What you will do:
Everything from the first line of the data below through the line that contains "import * as" should be written out exactly, please, and nothing more; the pictures stay out.

Information provided:
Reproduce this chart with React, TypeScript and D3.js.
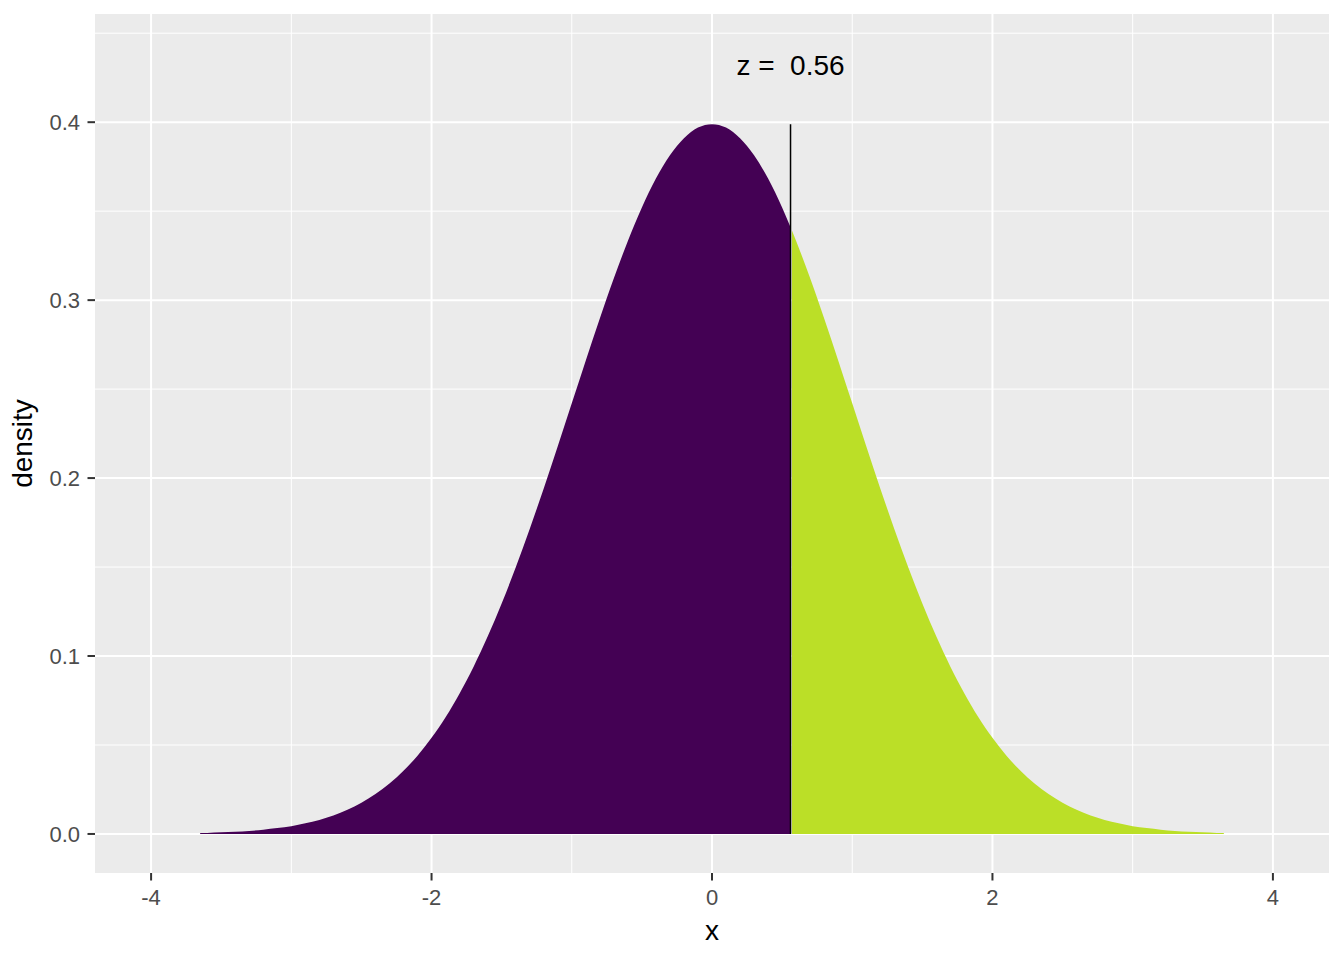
import React from "react";
import * as d3 from "d3";

const leftX = [-3.65, -3.6, -3.5, -3.4, -3.3, -3.2, -3.1, -3.0, -2.9, -2.8, -2.7, -2.6, -2.5, -2.4, -2.3, -2.2, -2.1, -2.0, -1.9, -1.8, -1.7, -1.6, -1.5, -1.4, -1.3, -1.2, -1.1, -1.0, -0.9, -0.8, -0.7, -0.6, -0.5, -0.4, -0.3, -0.2, -0.1, 0.0, 0.1, 0.2, 0.3, 0.4, 0.5, 0.56];
const leftDensity = [0.0005, 0.0006, 0.0009, 0.0012, 0.0017, 0.0024, 0.0033, 0.0044, 0.006, 0.0079, 0.0104, 0.0136, 0.0175, 0.0224, 0.0283, 0.0355, 0.044, 0.054, 0.0656, 0.079, 0.094, 0.1109, 0.1295, 0.1497, 0.1714, 0.1942, 0.2179, 0.242, 0.2661, 0.2897, 0.3123, 0.3332, 0.3521, 0.3683, 0.3814, 0.391, 0.397, 0.3989, 0.397, 0.391, 0.3814, 0.3683, 0.3521, 0.341];
const rightX = [0.57, 0.6, 0.7, 0.8, 0.9, 1.0, 1.1, 1.2, 1.3, 1.4, 1.5, 1.6, 1.7, 1.8, 1.9, 2.0, 2.1, 2.2, 2.3, 2.4, 2.5, 2.6, 2.7, 2.8, 2.9, 3.0, 3.1, 3.2, 3.3, 3.4, 3.5, 3.6, 3.65];
const rightDensity = [0.3391, 0.3332, 0.3123, 0.2897, 0.2661, 0.242, 0.2179, 0.1942, 0.1714, 0.1497, 0.1295, 0.1109, 0.094, 0.079, 0.0656, 0.054, 0.044, 0.0355, 0.0283, 0.0224, 0.0175, 0.0136, 0.0104, 0.0079, 0.006, 0.0044, 0.0033, 0.0024, 0.0017, 0.0012, 0.0009, 0.0006, 0.0005];

const zValue = 0.56;
const peakDensity = 0.3989;
const labelText = "z =  0.56";
const xMajor = [-4, -2, 0, 2, 4];
const xMinor = [-3, -1, 1, 3];
const yMajor = [0, 0.1, 0.2, 0.3, 0.4];
const yMinor = [0.05, 0.15, 0.25, 0.35, 0.45];

const W = 1344, H = 960;
const P = { left: 95, right: 1329, top: 14, bottom: 873 };
const FONT = "'Liberation Sans', Arial, sans-serif";

export default function App() {
  const x = d3.scaleLinear().domain([-4.4, 4.4]).range([P.left, P.right]);
  const y = d3.scaleLinear().domain([-0.02194, 0.4608]).range([P.bottom, P.top]);

  const area = d3
    .area<[number, number]>()
    .x((d) => x(d[0]))
    .y0(y(0))
    .y1((d) => y(d[1]))
    .curve(d3.curveMonotoneX);

  const leftData = leftX.map((v, i) => [v, leftDensity[i]] as [number, number]);
  const rightData = rightX.map((v, i) => [v, rightDensity[i]] as [number, number]);

  return (
    <svg width={W} height={H} style={{ position: "absolute", left: 0, top: 0 }}>
      <rect x={0} y={0} width={W} height={H} fill="#ffffff" />
      <rect x={P.left} y={P.top} width={P.right - P.left} height={P.bottom - P.top} fill="#EBEBEB" />
      {xMinor.map((v) => (
        <line key={"xm" + v} x1={x(v)} x2={x(v)} y1={P.top} y2={P.bottom} stroke="#fff" strokeWidth={1} />
      ))}
      {yMinor.map((v) => (
        <line key={"ym" + v} x1={P.left} x2={P.right} y1={y(v)} y2={y(v)} stroke="#fff" strokeWidth={1} />
      ))}
      {xMajor.map((v) => (
        <line key={"xM" + v} x1={x(v)} x2={x(v)} y1={P.top} y2={P.bottom} stroke="#fff" strokeWidth={2} />
      ))}
      {yMajor.map((v) => (
        <line key={"yM" + v} x1={P.left} x2={P.right} y1={y(v)} y2={y(v)} stroke="#fff" strokeWidth={2} />
      ))}
      <path d={area(leftData) || ""} fill="#440154" />
      <path d={area(rightData) || ""} fill="#BBDF27" />
      <line x1={x(zValue)} x2={x(zValue)} y1={y(0)} y2={y(peakDensity)} stroke="#000" strokeWidth={1.5} />
      <text
        x={x(zValue)}
        y={75}
        textAnchor="middle"
        fontFamily={FONT}
        fontSize={28}
        fill="#000"
        style={{ whiteSpace: "pre" }}
      >
        {labelText}
      </text>
      {/* x axis */}
      {xMajor.map((v) => (
        <g key={"xt" + v}>
          <line x1={x(v)} x2={x(v)} y1={P.bottom} y2={P.bottom + 7.5} stroke="#333" strokeWidth={2} />
          <text x={x(v)} y={905} textAnchor="middle" fontFamily={FONT} fontSize={22} fill="#4D4D4D">
            {v}
          </text>
        </g>
      ))}
      {/* y axis */}
      {yMajor.map((v) => (
        <g key={"yt" + v}>
          <line x1={P.left - 7.5} x2={P.left} y1={y(v)} y2={y(v)} stroke="#333" strokeWidth={2} />
          <text x={80} y={y(v) + 8} textAnchor="end" fontFamily={FONT} fontSize={22} fill="#4D4D4D">
            {v.toFixed(1)}
          </text>
        </g>
      ))}
      <text x={(P.left + P.right) / 2} y={940} textAnchor="middle" fontFamily={FONT} fontSize={28} fill="#000">
        x
      </text>
      <text
        transform={`translate(32, ${(P.top + P.bottom) / 2}) rotate(-90)`}
        textAnchor="middle"
        fontFamily={FONT}
        fontSize={28}
        fill="#000"
      >
        density
      </text>
    </svg>
  );
}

Written response:
Reproduce this chart with React, TypeScript and D3.js.
import React from "react";
import * as d3 from "d3";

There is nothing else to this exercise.